Hell House tells the story of four paranormal investigators hired by a rich man to investigate the Belasco house, a haunted house of such dreadful malevolence that several previous investigative attempts have ended in tragedy. The noble group includes a beautiful clairvoyant with a new-agey take on Christian ideals, a polio-addled scientist and his significantly younger wife, and a previous survivor of one of the doomed earlier investigations. Each of them brings their own interpretation of the hauntings in the house and their safety and sanity is tested by the vicious spirit at the center of the house, a hedonistic deviant with a messianic complex.

It's impossible to ignore the obvious debt that this story owes to Shirley Jackson's The Haunting of Hill House, which also has a group of deeply conflicted individuals trying to puzzle out a rational explanation to the supernatural events that surround them, but Matheson did a great job drawing out these characters. It's a hoary old truism that the best haunted house stories feature characters whose internal traumas power and fuel the hauntings, but the characters in Hell House are really engaging.

Florence, the former actress turned spiritual leader, is usually the sort of character I have a difficult time getting behind. She's essentially, in her own compassionate and gentle way, a religious fanatic of sorts. There's something slightly arrogant about her demeanor; she knows exactly what's going on in the house and the best way to combat it, and her unwillingness to critically examine her surroundings leads to her destruction. She's essentially the house's patsy and she completely buys the con game the house sells her. Yet despite all my complaints about her gullibility, I found myself admiring her courage and selflessness. She enters the house and reaches out to the spirits because she actually wants to help them, and she risks herself time and again to reach out to the "spirit" of the house's owner's son. For all her good intentions, her story ends in the most harsh way imaginable. Her eventual fate genuinely squicked me out, particularly due to the sexualized elements of it, but I got behind her and I found her heroic.

On the polar opposite end of the spectrum, representing the calm rational world of science is Dr. Lionel Barrett. Unlike many science characters in these sorts of tales, he's not there to scoff rudely at evidence of the supernatural. He's a parapsychologist, but he's view of the source of the energy is refreshingly interesting. I liked his take on the occult and his fancy machine, which he believed would dissipate the energy in Hell House. I also liked his relationship with his wife. It was tender and affectionate, if sexless. One of my complaints on the story is that I felt Matheson doesn't set up the Barrett's bedroom woes early enough, but they work as an engaging and supportive couple. It's got a weird father/daughter dynamic going on and Edith is probably a big ol' confused closet case, but I felt they were portrayed realistically.

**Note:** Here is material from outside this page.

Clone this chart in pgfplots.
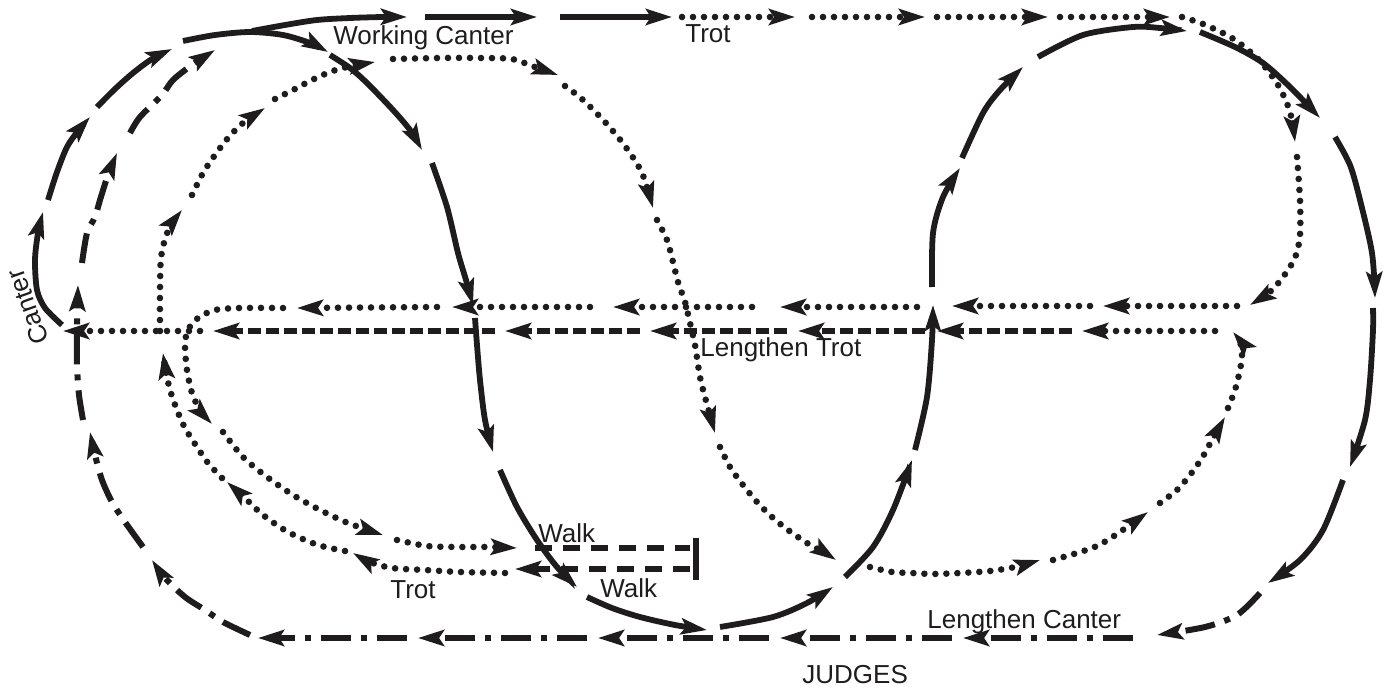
\documentclass[border=0pt]{standalone}
\usepackage{pgfplots}
\pgfplotsset{compat=1.18}
\usetikzlibrary{arrows.meta}
\usepackage{fontspec}
\setmainfont{Liberation Sans}
\definecolor{ink}{RGB}{30,28,29}
\tikzset{
  arrowtip/.style={-{Stealth[length=13pt,width=8pt,inset=2.5pt]}},
  canter/.style={ink,line width=2.9pt,arrowtip},
  trot/.style={ink,line width=3.3pt,line cap=round,dash pattern=on 0pt off 5.5pt,arrowtip},
  ltrot/.style={ink,line width=3.2pt,dash pattern=on 6.5pt off 2.5pt,arrowtip},
  walk/.style={ink,line width=3pt,dash pattern=on 8.5pt off 5.5pt},
  lcanter/.style={ink,line width=3pt,dash pattern=on 15pt off 5pt on 3pt off 5pt,arrowtip},
  lab/.style={inner sep=0pt,anchor=base west,text=ink,font=\fontsize{13}{15}\selectfont},
}
\begin{document}
\begin{tikzpicture}
\begin{axis}[scale only axis, width=696.5pt, height=345pt,
  xmin=0, xmax=1393, ymin=0, ymax=690, y dir=reverse,
  hide axis, clip=false]
% ---- canter (solid)
\addplot[canter,smooth] coordinates {(62,325) (45,308) (37,290) (35,260) (38,233) (43,212)};
\addplot[canter,smooth] coordinates {(48,200) (57,172) (67,147) (78,131) (90,117)};
\addplot[canter,smooth] coordinates {(97,107) (115,89) (133,73) (152,59) (172,49)};
\addplot[canter,smooth] coordinates {(183,41) (215,35) (250,32) (283,35) (310,43) (328,52)};
\addplot[canter,smooth] coordinates {(252,31) (285,25) (317,20) (350,18) (383,17) (407,17)};
\addplot[canter] coordinates {(425,17) (537,17)};
\addplot[canter] coordinates {(560,17) (672,17)};
\addplot[canter,smooth] coordinates {(330,55) (350,68) (367,83) (393,110) (410,130) (422,150)};
\addplot[canter,smooth] coordinates {(432,163) (447,207) (458,253) (466,280) (473,305)};
\addplot[canter,smooth] coordinates {(475,318) (477,345) (480,380) (485,420) (493,452)};
\addplot[canter,smooth] coordinates {(500,470) (517,507) (537,540) (557,567) (577,587)};
\addplot[canter,smooth] coordinates {(587,597) (612,608) (640,617) (675,625) (707,630)};
\addplot[canter,smooth] coordinates {(720,627) (773,617) (807,603) (833,587)};
\addplot[canter,smooth] coordinates {(845,577) (873,547) (893,510) (912,460)};
\addplot[canter,smooth] coordinates {(915,450) (927,397) (932,340) (933,305)};
\addplot[canter,smooth] coordinates {(932,287) (933,233) (943,197) (960,168)};
\addplot[canter,smooth] coordinates {(962,158) (983,113) (1000,90) (1023,67)};
\addplot[canter,smooth] coordinates {(1038,57) (1083,35) (1133,27) (1160,28) (1187,31)};
\addplot[canter,smooth] coordinates {(1200,32) (1235,47) (1263,63) (1290,87) (1320,118)};
\addplot[canter,smooth] coordinates {(1335,137) (1350,165) (1360,200) (1372,253) (1375,298)};
\addplot[canter,smooth] coordinates {(1373,308) (1373,330) (1370,380) (1365,420) (1350,467)};
\addplot[canter,smooth] coordinates {(1343,480) (1323,530) (1300,560) (1268,583)};
% ---- lengthen canter (dash-dot)
\addplot[lcanter,smooth] coordinates {(1260,593) (1237,615) (1205,627) (1157,635)};
\addplot[lcanter] coordinates {(1133,638) (963,638)};
\addplot[lcanter] coordinates {(952,638) (780,638)};
\addplot[lcanter] coordinates {(769,638) (598,638)};
\addplot[lcanter] coordinates {(587,638) (418,638)};
\addplot[lcanter] coordinates {(407,638) (258,638)};
\addplot[lcanter,smooth] coordinates {(250,635) (223,622) (205,610) (185,597) (165,578) (152,560)};
\addplot[lcanter,smooth] coordinates {(143,547) (125,522) (112,502) (102,480) (95,455) (90,432)};
\addplot[lcanter,smooth] coordinates {(83,420) (79,395) (77,365) (77,330) (78,285)};
\addplot[lcanter,smooth] coordinates {(82,263) (87,233) (95,217) (100,200) (108,175) (117,153)};
\addplot[lcanter,smooth] coordinates {(130,133) (140,117) (162,95) (173,80) (192,65) (215,50)};
% ---- trot (dotted)
\addplot[trot] coordinates {(682,17) (795,17)};
\addplot[trot] coordinates {(812,17) (925,17)};
\addplot[trot] coordinates {(937,17) (1048,17)};
\addplot[trot] coordinates {(1060,17) (1170,17)};
\addplot[trot,smooth] coordinates {(1182,17) (1203,24) (1232,38) (1258,59) (1278,85) (1290,112) (1295,142)};
\addplot[trot,smooth] coordinates {(1297,157) (1300,200) (1300,235) (1296,255) (1288,270) (1272,290) (1250,305)};
\addplot[trot] coordinates {(1237,306) (1103,306)};
\addplot[trot] coordinates {(1090,306) (952,306)};
\addplot[trot] coordinates {(917,307) (780,307)};
\addplot[trot] coordinates {(752,307) (613,307)};
\addplot[trot] coordinates {(590,307) (452,307)};
\addplot[trot] coordinates {(437,307) (297,308)};
\addplot[trot,smooth] coordinates {(283,308) (240,308) (215,310) (198,318) (188,330) (185,345) (187,370) (192,393) (200,410) (212,424)};
\addplot[trot,smooth] coordinates {(223,432) (243,457) (267,477) (293,495) (320,510) (348,523) (383,535)};
\addplot[trot,smooth] coordinates {(397,540) (427,546) (458,547) (490,547) (517,548)};
\addplot[walk] coordinates {(535,548) (690,548)};
\addplot[walk,arrowtip] coordinates {(690,569) (515,569)};
\addplot[ink,line width=3pt] coordinates {(696,538) (696,580)};
\addplot[trot,smooth] coordinates {(505,573) (460,572) (425,570) (392,568) (370,562) (353,553)};
\addplot[trot,smooth] coordinates {(345,551) (318,545) (288,532) (263,515) (247,500) (227,482)};
\addplot[trot,smooth] coordinates {(222,478) (208,463) (197,447) (185,428) (177,410) (170,390) (166,372) (163,353)};
\addplot[trot,smooth] coordinates {(160,331) (160,290) (161,258) (166,236) (173,222) (182,210)};
\addplot[trot,smooth] coordinates {(192,195) (203,173) (215,155) (228,138) (243,123) (265,108)};
\addplot[trot,smooth] coordinates {(275,99) (293,90) (312,80) (330,72) (347,67) (375,62)};
\addplot[trot,smooth] coordinates {(393,59) (440,58) (480,58) (512,59) (532,66) (558,75)};
\addplot[trot,smooth] coordinates {(565,86) (582,99) (605,122) (625,146) (642,173) (653,208)};
\addplot[trot,smooth] coordinates {(657,220) (667,240) (673,262) (678,282) (685,302) (690,323) (695,345) (700,377) (705,397) (715,433)};
\addplot[trot,smooth] coordinates {(720,447) (730,467) (743,485) (757,502) (772,517) (788,530) (807,543) (825,553) (836,560)};
\addplot[trot,smooth] coordinates {(870,567) (892,572) (912,573) (932,574) (960,573) (990,571) (1015,567) (1040,560)};
\addplot[trot,smooth] coordinates {(1053,560) (1077,553) (1097,546) (1117,534) (1148,512)};
\addplot[trot,smooth] coordinates {(1160,503) (1177,490) (1190,475) (1202,458) (1212,440) (1225,417)};
\addplot[trot,smooth] coordinates {(1228,408) (1235,390) (1240,370) (1242,355) (1240,342) (1233,332)};
\addplot[trot] coordinates {(1215,331) (1082,331)};
% ---- lengthen trot (dashed)
\addplot[ltrot] coordinates {(1072,331) (937,331)};
\addplot[ltrot] coordinates {(925,331) (798,331)};
\addplot[ltrot] coordinates {(787,331) (650,331)};
\addplot[ltrot] coordinates {(640,331) (505,331)};
\addplot[ltrot] coordinates {(495,331) (213,331)};
\addplot[trot] coordinates {(200,331) (63,331)};
% ---- labels
\node[lab] at (axis cs:333,45) {Working Canter};
\node[lab] at (axis cs:685,43) {Trot};
\node[lab] at (axis cs:700,357) {Lengthen Trot};
\node[lab] at (axis cs:538,542) {Walk};
\node[lab] at (axis cs:600,597) {Walk};
\node[lab] at (axis cs:390,598) {Trot};
\node[lab] at (axis cs:927,628) {Lengthen Canter};
\node[lab] at (axis cs:802,683) {JUDGES};
\node[inner sep=0pt,anchor=base,rotate=109.5,text=ink,font=\fontsize{13}{15}\selectfont] at (axis cs:36,304) {Canter};
\end{axis}
\pgfresetboundingbox
\useasboundingbox (current axis.south west) rectangle (current axis.north east);
\end{tikzpicture}
\end{document}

The other two characters, Ben Fischer and Edith Barrett, are well-defined and engaging. The shell-shocked man who survived a previous attack on the house and the neurotic wife of the doctor are heroic when needed, weak when called to be, and keep the tale humming along. They're good. Go read the book if you want to learn more.

One of my favorite aspect of the book is how well flushed-out the spirit haunting the house is. Most haunting stories are amorphous entities with ill-defined abilities and agendas. They exist to provide the creak in the floor, the rattling chains, and the whispered threat. Matheson paints Belasco in very specific strokes, with a very specific endgame and weaknesses to be exploited. He's very much a character in the story, at once powerful and ruined by his own egotism. In general, I like ambiguity and mystery, but I liked that Hell House represented a very clear antagonist with a very specific goal in messing with the heroes.

Hell House is a classic of horror literature. It's built like a Swiss pocket watch in its taut precision and was engaging on a craft and characterization level alone. The primary tools of horror the book used to rattle my cage leaned too much toward a melodramatic sexuality, which felt childish. Still, the book was definitely interesting and engaging. I'd recommend it to people who like solid haunted house stories.